SS&C Technologies Holdings Inc (SSNC) is not a strong buy for a beginner, long-term investor at this moment. While the company has shown consistent revenue growth and analysts have a generally positive outlook, the recent financial performance shows declining net income, EPS, and gross margin. Insider selling and neutral hedge fund sentiment further dampen the investment case. Additionally, no significant positive trading signals or news catalysts are present to support an immediate buy decision.
The MACD is above 0 but positively contracting, indicating weakening bullish momentum. The RSI is neutral at 51.463, and moving averages are converging, suggesting no clear trend. The stock is trading near a key pivot level of 73.371, with resistance at 76.52 and support at 70.221. Overall, technical indicators do not strongly favor a buy at this time.

Analysts highlight consistent mid-single-digit organic growth and potential benefits from large corporate M&A activity.
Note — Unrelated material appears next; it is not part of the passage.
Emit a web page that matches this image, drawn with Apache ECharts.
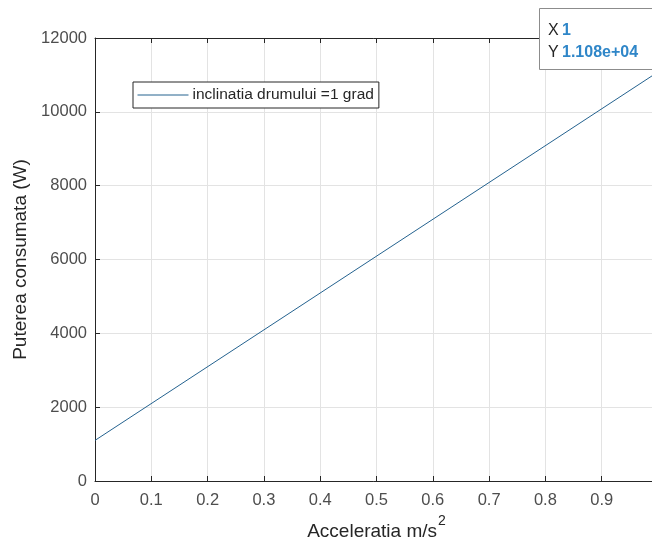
<!DOCTYPE html>
<html>
<head>
<meta charset="utf-8">
<script src="https://cdn.jsdelivr.net/npm/echarts@6/dist/echarts.min.js"></script>
<style>
  html, body { margin: 0; padding: 0; background: #fff; }
  #chart { width: 652px; height: 543px; }
</style>
</head>
<body>
<div id="chart"></div>
<script>
// values
var accel = [0, 1];                 // m/s^2
var putere = [1100, 11080];         // W
var seriesName = 'inclinatia drumului =1 grad';
var xTicks = ['0', '0.1', '0.2', '0.3', '0.4', '0.5', '0.6', '0.7', '0.8', '0.9', '1'];
var yTicks = [0, 2000, 4000, 6000, 8000, 10000, 12000];

var FONT = 'Liberation Sans, Arial, sans-serif';
var LINE = '#24628f';
var pts = accel.map(function (x, i) { return [x, putere[i]]; });

// data tip (MATLAB style) on the last point
var tipX = accel[accel.length - 1];
var tipY = putere[putere.length - 1].toExponential(3).replace(/e\+(\d)$/, 'e+0$1');

var tipRich = {
    k: { fontFamily: FONT, fontSize: 16, fill: '#262626' },
    v: { fontFamily: FONT, fontSize: 16, fill: '#2f86c8', fontWeight: 'bold' }
};

var chart = echarts.init(document.getElementById('chart'));
chart.setOption({
    backgroundColor: '#fff',
    animation: false,
    textStyle: { fontFamily: FONT },
    // the plot box runs past the right edge of the picture
    grid: { left: 95, top: 38, width: 563, bottom: 62, outerBoundsMode: 'none', containLabel: false },
    legend: {
        left: 133, top: 82,
        data: [seriesName],
        itemWidth: 51, itemHeight: 12, itemGap: 4,
        padding: [5, 5, 5, 4],
        borderColor: '#262626', borderWidth: 1,
        backgroundColor: '#fff',
        itemStyle: { opacity: 0 },
        lineStyle: { width: 1, color: LINE },
        textStyle: { fontFamily: FONT, fontSize: 15.5, color: '#262626', padding: [0, 0, 0, -1] }
    },
    xAxis: [{
        type: 'value', min: 0, max: 1, interval: 0.1,
        name: '{n|Acceleratia m/s}{s|2}',
        nameLocation: 'middle', nameGap: 33,
        nameTextStyle: {
            rich: {
                n: { fontFamily: FONT, fontSize: 19, color: '#262626', padding: [8, 0, 0, 0] },
                s: { fontFamily: FONT, fontSize: 14, color: '#262626', verticalAlign: 'top', padding: [0, 0, 8, 1] }
            }
        },
        axisLine: { lineStyle: { color: '#262626', width: 1 } },
        axisTick: { inside: true, length: 5, lineStyle: { color: '#262626' } },
        axisLabel: {
            margin: 11, fontSize: 16.5, color: '#4d4d4d', fontFamily: FONT,
            formatter: function (v) { return xTicks[Math.round(v * 10)]; }
        },
        splitLine: { show: true, lineStyle: { color: '#e3e3e3', width: 1 } }
    }, {
        type: 'value', min: 0, max: 1, interval: 0.1, position: 'top',
        axisLine: { lineStyle: { color: '#262626', width: 1 } },
        axisTick: { inside: true, length: 5, lineStyle: { color: '#262626' } },
        axisLabel: { show: false },
        splitLine: { show: false }
    }],
    yAxis: {
        type: 'value', min: yTicks[0], max: yTicks[yTicks.length - 1], interval: 2000,
        name: 'Puterea consumata (W)',
        nameLocation: 'middle', nameGap: 60,
        nameTextStyle: { fontFamily: FONT, fontSize: 19, color: '#262626' },
        axisLine: { show: true, lineStyle: { color: '#262626', width: 1 } },
        axisTick: { show: true, inside: true, length: 5, lineStyle: { color: '#262626' } },
        axisLabel: {
            margin: 8, fontSize: 16.5, color: '#4d4d4d', fontFamily: FONT,
            formatter: function (v) { return String(v); }
        },
        splitLine: { show: true, lineStyle: { color: '#e3e3e3', width: 1 } }
    },
    series: [{
        name: seriesName,
        type: 'line',
        data: pts,
        symbol: 'none',
        lineStyle: { color: LINE, width: 1 },
        itemStyle: { color: LINE }
    }],
    graphic: [{
        type: 'rect', left: 539, top: 8, z: 100,
        shape: { x: 0, y: 0, width: 130, height: 61 },
        style: { fill: '#fff', stroke: '#8c8c8c', lineWidth: 1 }
    }, {
        type: 'text', left: 548, top: 23, z: 101,
        style: { text: '{k|X} {v|' + tipX + '}', rich: tipRich }
    }, {
        type: 'text', left: 548, top: 45, z: 101,
        style: { text: '{k|Y} {v|' + tipY + '}', rich: tipRich }
    }]
});
</script>
</body>
</html>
The company has posted record revenues and EBITDA in the latest quarter.
No recent news or congress trading data is available to provide additional positive sentiment.
In Q4 2025, revenue increased by 8.09% YoY to $1.6535 billion, but net income dropped by 22.56% YoY to $192.2 million. EPS decreased by 21.65% YoY to 0.76, and gross margin fell by 3.06% to 47.77%. While revenue growth is strong, profitability metrics are declining.
Analysts have mixed views. Morgan Stanley lowered its price target to $86 from $92, maintaining an Equal Weight rating. Needham reduced its price target to $95 from $105 but kept a Buy rating, citing strong financial performance and potential for re-rating. DA Davidson raised its target to $106 from $102, expecting growth from M&A activity. Overall, analysts see potential but are cautious about risks.